This Day (Lagos)

13 February 2014

Nigeria: Cement Quality and Building Collapse

editorial

The confidence of many Nigerians has been shaken by the rising frequency of building collapse across the nation. A coalition of civil society groups and professional bodies believes, even if there is no compelling evidence yet, that poor quality cement is responsible for the increasing menace. The coalition is therefore calling on the relevant authorities to make 42.5 grade of cement the standard product in Nigeria instead of the lower grade 32.5, mostly patronised by builders.

In their working document titled: "Cement: Standardisation, Safety Versus Affordability and Poor Quality" made public last week, the coalition rightly asked: "how do you identify good quality cement: is it by the manufacturers name or by its composition or pigmentation?" This is a question often parried by cement manufacturers and importers in Nigeria who have always laid the blame for the incessant building collapse on poor construction practices, inadequate skills and lack of awareness by many of the people engaged in the industry. They have also dismissed the suggestion that the use of 32.5 grade cement is responsible for the problem, arguing that it is "used widely throughout the world."

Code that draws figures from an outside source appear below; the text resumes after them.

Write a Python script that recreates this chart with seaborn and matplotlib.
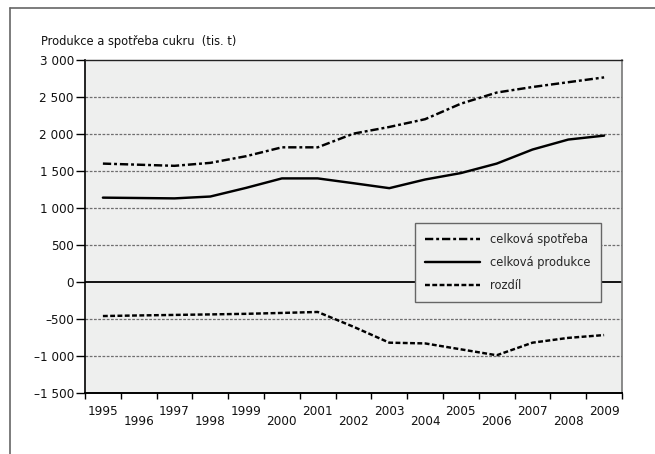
import matplotlib
matplotlib.use("Agg")
import matplotlib.pyplot as plt
from matplotlib.lines import Line2D
from matplotlib.ticker import FixedLocator, FuncFormatter
from matplotlib.transforms import ScaledTranslation
import numpy as np
import pandas as pd
import seaborn as sns

years = list(range(1995, 2010))
spotreba = [1600, 1585, 1570, 1610, 1700, 1820, 1820, 2005, 2095, 2200,
            2410, 2560, 2635, 2700, 2765]
produkce = [1140, 1135, 1130, 1155, 1272, 1400, 1400, 1335, 1268, 1385,
            1472, 1600, 1790, 1925, 1978]
rozdil = [-460, -452, -445, -438, -430, -418, -405, -605, -820, -830,
          -910, -990, -820, -755, -717]
series_names = ["celková spotřeba", "celková produkce", "rozdíl"]
y_ticks = [-1500, -1000, -500, 0, 500, 1000, 1500, 2000, 2500, 3000]
title_text = "Produkce a spotřeba cukru  (tis. t)"

df = pd.DataFrame({
    "rok": years * 3,
    "hodnota": spotreba + produkce + rozdil,
    "rada": [series_names[0]] * len(years) + [series_names[1]] * len(years)
            + [series_names[2]] * len(years),
})

sns.set_theme(style="white")
plt.rcParams["font.family"] = ["DejaVu Sans"]
plt.rcParams["font.stretch"] = "condensed"
FS_TICK = 9.6
FS_TEXT = 9.2

W, H = 655, 454
fig = plt.figure(figsize=(W / 100, H / 100), dpi=100)
fig.patch.set_facecolor("white")
ax = fig.add_axes([85 / W, 1 - 393 / H, (622 - 85) / W, (393 - 60) / H])
bg = "#eeefee"
ax.set_facecolor(bg)

# horizontal dashed grid and solid zero line
for v in y_ticks:
    if v == 0:
        ax.axhline(v, color="black", lw=1.3, zorder=1)
    elif v not in (3000, -1500):
        ax.axhline(v, color="#6f6f6f", lw=0.9, ls=(0, (2.2, 1.2)), zorder=1)

dashes = {series_names[0]: (3.4, 1.2, 1.2, 1.2),
          series_names[1]: "",
          series_names[2]: (2.0, 1.0)}
sns.lineplot(data=df, x="rok", y="hodnota", hue="rada", style="rada",
             hue_order=series_names, style_order=series_names,
             palette={n: "black" for n in series_names}, dashes=dashes,
             linewidth=1.75, ax=ax, legend=True, zorder=3)

ax.set_xlim(years[0] - 0.5, years[-1] + 0.5)
ax.set_ylim(-1500, 3000)
ax.set_xlabel("")
ax.set_ylabel("")

# year labels sit between the boundary ticks, every other one lowered
ax.xaxis.set_major_locator(FixedLocator(years))
ax.set_xticklabels([str(y) for y in years], fontsize=FS_TICK)
ax.xaxis.set_minor_locator(FixedLocator(np.arange(years[0] - 0.5, years[-1] + 1, 1.0)))
ax.tick_params(axis="x", which="major", length=0, pad=8.5)
ax.tick_params(axis="x", which="minor", length=4.5, width=1, color="black",
               direction="out", bottom=True)
for i, lab in enumerate(ax.get_xticklabels()):
    if i % 2 == 1:
        lab.set_transform(lab.get_transform()
                          + ScaledTranslation(0, -10 / 100, fig.dpi_scale_trans))

ax.set_yticks(y_ticks)
def fmt(v, pos):
    s = f"{abs(int(v)):,}".replace(",", " ")
    return ("–" + s) if v < 0 else s
ax.yaxis.set_major_formatter(FuncFormatter(fmt))
ax.tick_params(axis="y", length=6.5, width=1, color="black", direction="out",
               left=True, labelsize=FS_TICK, pad=1.5)
for lab in ax.get_xticklabels() + ax.get_yticklabels():
    lab.set_color("#111111")

ax.spines["left"].set_color("black")
ax.spines["left"].set_linewidth(1.2)
ax.spines["bottom"].set_color("black")
ax.spines["bottom"].set_linewidth(1.4)
ax.spines["top"].set_color("#222222")
ax.spines["top"].set_linewidth(1.0)
ax.spines["right"].set_color("#777777")
ax.spines["right"].set_linewidth(1.2)

leg = ax.legend(loc="upper right", bbox_to_anchor=(601 / W, 1 - 223 / H),
                bbox_transform=fig.transFigure, frameon=True, fancybox=False,
                framealpha=1, facecolor=bg, edgecolor="#666666",
                fontsize=FS_TEXT, handlelength=4.3, handletextpad=0.8,
                labelspacing=0.78, borderpad=0.8, borderaxespad=0)
leg.get_frame().set_linewidth(1.0)
leg.set_zorder(5)

fig.text(41 / W, 1 - 42 / H, title_text, fontsize=FS_TEXT, ha="left",
         va="center", color="#111111")

# outer frame of the panel
fig.add_artist(Line2D([10 / W, 10 / W], [0, 1 - 8 / H], transform=fig.transFigure,
                      color="#666666", lw=1.2))
fig.add_artist(Line2D([10 / W, 1], [1 - 8 / H, 1 - 8 / H], transform=fig.transFigure,
                      color="#666666", lw=1.2))

fig.savefig("out.png", dpi=100)
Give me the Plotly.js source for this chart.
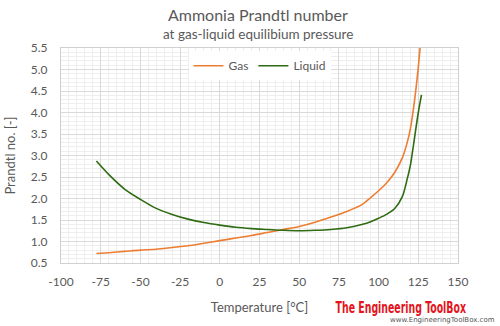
<!DOCTYPE html>
<html>
<head>
<meta charset="utf-8">
<script src="https://cdn.plot.ly/plotly-3.0.1.min.js"></script>
<style>html,body{margin:0;padding:0;background:#fff;}#chart{width:500px;height:326px;}</style>
</head>
<body>
<div id="chart"></div>
<script>
const temperature = [-77.7, -70, -60, -50, -40, -30, -20, -10, 0, 10, 20, 30, 40, 50, 60, 70, 80, 90, 95, 100, 105, 110, 115, 118, 120, 122, 125, 127];
const gasPrandtl = [0.72, 0.74, 0.77, 0.80, 0.82, 0.86, 0.90, 0.96, 1.02, 1.08, 1.14, 1.21, 1.28, 1.35, 1.45, 1.57, 1.70, 1.87, 2.02, 2.18, 2.36, 2.60, 2.95, 3.30, 3.62, 4.10, 5.05, 5.90];
const liquidPrandtl = [2.87, 2.56, 2.22, 1.98, 1.77, 1.63, 1.52, 1.44, 1.38, 1.33, 1.30, 1.28, 1.26, 1.25, 1.26, 1.28, 1.32, 1.40, 1.46, 1.54, 1.63, 1.76, 2.05, 2.45, 2.77, 3.25, 4.00, 4.41];
const xTicks = [-100, -75, -50, -25, 0, 25, 50, 75, 100, 125, 150];
const yTicks = [0.5, 1.0, 1.5, 2.0, 2.5, 3.0, 3.5, 4.0, 4.5, 5.0, 5.5];

const FONT = 'Lato, "Open Sans", sans-serif';
const GRAY = '#595959';

const traces = [
  {x: temperature, y: gasPrandtl, name: 'Gas', mode: 'lines', line: {color: '#ED7D31', width: 1.6, shape: 'spline', smoothing: 0.8}},
  {x: temperature, y: liquidPrandtl, name: 'Liquid', mode: 'lines', line: {color: '#2E6B12', width: 1.6, shape: 'spline', smoothing: 0.8}}
];

const pw = 500 - 61 - 42, ph = 326 - 48 - 63;
function px(x) { return (x - 61) / pw; }
function py(y) { return (326 - 63 - y) / ph; }

const layout = {
  width: 500, height: 326,
  margin: {l: 61, r: 42, t: 48, b: 63},
  paper_bgcolor: '#fff', plot_bgcolor: '#fff',
  font: {family: FONT, color: GRAY, size: 12},
  showlegend: true,
  legend: {orientation: 'h', x: 0.5, xanchor: 'center', y: 0.985, yanchor: 'top', bgcolor: '#fff', font: {size: 12, color: GRAY}, itemwidth: 30},
  xaxis: {
    range: [-100, 150], tickvals: xTicks, ticktext: xTicks.map(String),
    showgrid: true, gridcolor: '#D9D9D9', gridwidth: 1,
    minor: {dtick: 5, showgrid: true, gridcolor: '#EEEEEE', gridwidth: 1},
    zeroline: false, showline: true, linecolor: '#D0D0D0', mirror: true,
    ticks: '', ticklabelstandoff: 8, tickfont: {size: 12, color: GRAY},
    title: {text: 'Temperature [°C]', font: {size: 13, color: GRAY}, standoff: 14}
  },
  yaxis: {
    range: [0.5, 5.5], tickvals: yTicks, ticktext: yTicks.map(v => v.toFixed(1)),
    showgrid: true, gridcolor: '#D9D9D9', gridwidth: 1,
    minor: {dtick: 0.1, showgrid: true, gridcolor: '#EEEEEE', gridwidth: 1},
    zeroline: false, showline: true, linecolor: '#D0D0D0', mirror: true,
    ticks: '', ticklabelstandoff: 10, tickfont: {size: 12, color: GRAY},
    title: {text: 'Prandtl no. [-]', font: {size: 13, color: GRAY}, standoff: 12}
  },
  annotations: [
    {text: 'Ammonia Prandtl number', xref: 'paper', yref: 'paper', x: px(258), y: py(15), xanchor: 'center', yanchor: 'middle', showarrow: false, font: {size: 16, color: GRAY}},
    {text: 'at gas-liquid equilibium pressure', xref: 'paper', yref: 'paper', x: px(258), y: py(34), xanchor: 'center', yanchor: 'middle', showarrow: false, font: {size: 13.5, color: GRAY}},
    {text: '<b>The Engineering ToolBox</b>', xref: 'paper', yref: 'paper', x: px(401), y: py(307), xanchor: 'center', yanchor: 'middle', showarrow: false, font: {family: '"DejaVu Sans Condensed", "DejaVu Sans", sans-serif', size: 11, color: '#E5141C'}},
    {text: 'www.EngineeringToolBox.com', xref: 'paper', yref: 'paper', x: px(497), y: py(320), xanchor: 'right', yanchor: 'middle', showarrow: false, font: {family: 'DejaVu Sans, sans-serif', size: 7, color: '#555'}}
  ]
};

Plotly.newPlot('chart', traces, layout, {displayModeBar: false, staticPlot: true}).then(function () {
  // condense horizontally and stretch vertically to match the logo lettering
  document.querySelectorAll('.annotation-text').forEach(function (t) {
    if (t.textContent.indexOf('The Engineering') === 0) {
      const bb = t.getBBox();
      const cx = bb.x + bb.width / 2, cy = bb.y + bb.height / 2;
      const sx = 131 / bb.width, sy = 1.5;
      const prev = t.getAttribute('transform') || '';
      t.setAttribute('transform', prev + ' translate(' + cx + ',' + cy + ') scale(' + sx + ',' + sy + ') translate(' + (-cx) + ',' + (-cy) + ')');
    }
  });
});
</script>
</body>
</html>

However, it is a notorious fact that deaths from building collapse have become commonplace in our country and experts have at various times blamed the development on several factors, including population density and soil topography which many builders do not take into consideration before embarking on housing projects. Yet in other climes buildings don't just go under every other day or after a single night of rainfall.

While there is a surfeit of professionals in the building industry, the failure of the regulatory agencies to properly perform their supervisory roles has given way to situation where quacks have taken over with the effect that inferior materials are often used in erecting buildings whose quality, integrity and lifespan are then greatly compromised. That is why we believe there may be merit in the allegation by the concerned stakeholders that substandard cement could be one of the factors responsible for the problem of building collapse in our country.

According to the Nigerian Society of Structural Engineers, "the construction of a building is expected to be managed by qualified professionals including structural engineers, mechanical engineers, electrical engineers, architects, quantity surveyors" among others. In an ideal situation where all these professionals are engaged, there are site engineers and inspectors whose duty it is to ensure that everything is done in accordance with approved plans and standards, "but above all they are expected to pay attention to the use of quality materials".

It is perhaps for that same reason that the Director-General of Standards Organisation of Nigeria (SON), Mr. Joseph Odumodu, has consistently underlined the need to sensitise block makers to operate in conformity with the national standards. This followed the revelation by a major stakeholder in the building industry that the prevalence of substandard blocks in the country is a major cause of the incessant collapse of structures. The contention is that many of the block makers do not use the right blend of cement and sand in an attempt to minimise cost. But now, there are questions even about the quality of the cement in our country.

What the foregoing suggests is that there is a greater need for stricter enforcement and a complete overhaul of the nation's building and construction regulations. But much more importantly, the concerns raised about the quality of cement within our country should be looked into by the relevant authorities. This is an area we believe that SON should beam its searchlight to ensure that the cement being produced in the country and the ones being imported have the correct pigmentation. Unless drastic steps are taken on some of these issues, the nation will continue to have these regrettable serial disasters of building collapse.